Using a First World War rehabilitation task, a sweetheart pincushion will be made for each person serving from the Upper Clutha region in the war in recognition of their service.
In recognition of the Centenary of the First World War Armistice. Date: Sunday, 11 November 2018, 7am,-8pm.
This project uses a First World War concept to recognise people who served in the war from the Upper Clutha region. A pincushion will be made for each person serving from the Upper Clutha region in the First World War. Completed pincushions will be exhibited during November. Names of those that served are sourced from Upper Clutha Historical Records Society (2016) Courageous and Free p 230-237.
Proceeds from exhibition (gold coin donations) and sale of pincushions will be donated to the RSA Benefit Fund. This project is supported by the Upper Clutha RSA.
The sending of sweetheart pincushions from serviceman in rehabilitation units to family and sweethearts back home began at the end of the 19th century and continued in the start of the 20th century.
The tradition began in the nineteenth century with Queen Victoria. The Queen was an amateur practitioner of textile arts, who thought that soldiers might find quilting or needlepoint a great distraction while far from home. Queen Victoria felt homesick infantry posted abroad should be kept busy. So starting in India in the early 20th Century, trunks filled lace, beads etc. were shipped out to them. They added regimental identification. The practice continued through the First World War. Soldiers would scavenge for needles and thread to embellish feed sacks. Later pillows were manufactured and could be bought as souvenirs. The cushion above is one of two held by The Stockport Museums Collections.

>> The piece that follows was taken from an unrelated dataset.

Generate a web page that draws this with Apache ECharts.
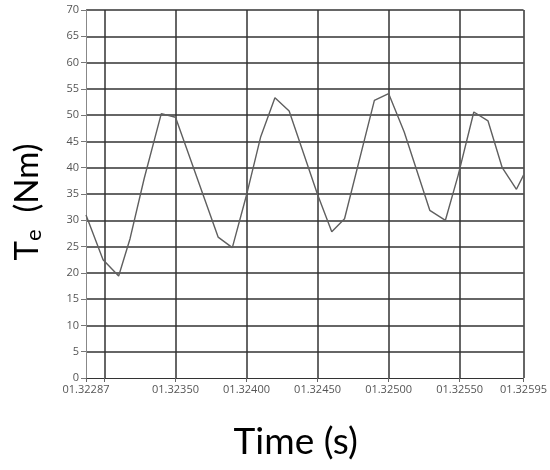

Some British soldiers stationed in India made quilts, and sailors in the Navy often extended their sail-making efforts to recreational needlework. In the First World War, soldiers often took up needlepoint as a way to pass the time while recuperating from war wounds, or used it as a form of occupational therapy. These cushions were decorated with beads, sequins, bits of mirror, felt, and pre-printed panels memorializing soldiers’ regiments. The Imperial War Museum states that some such pillows were made out of commercially sold kits, while others were sewn using feed sacks and scrounged thread.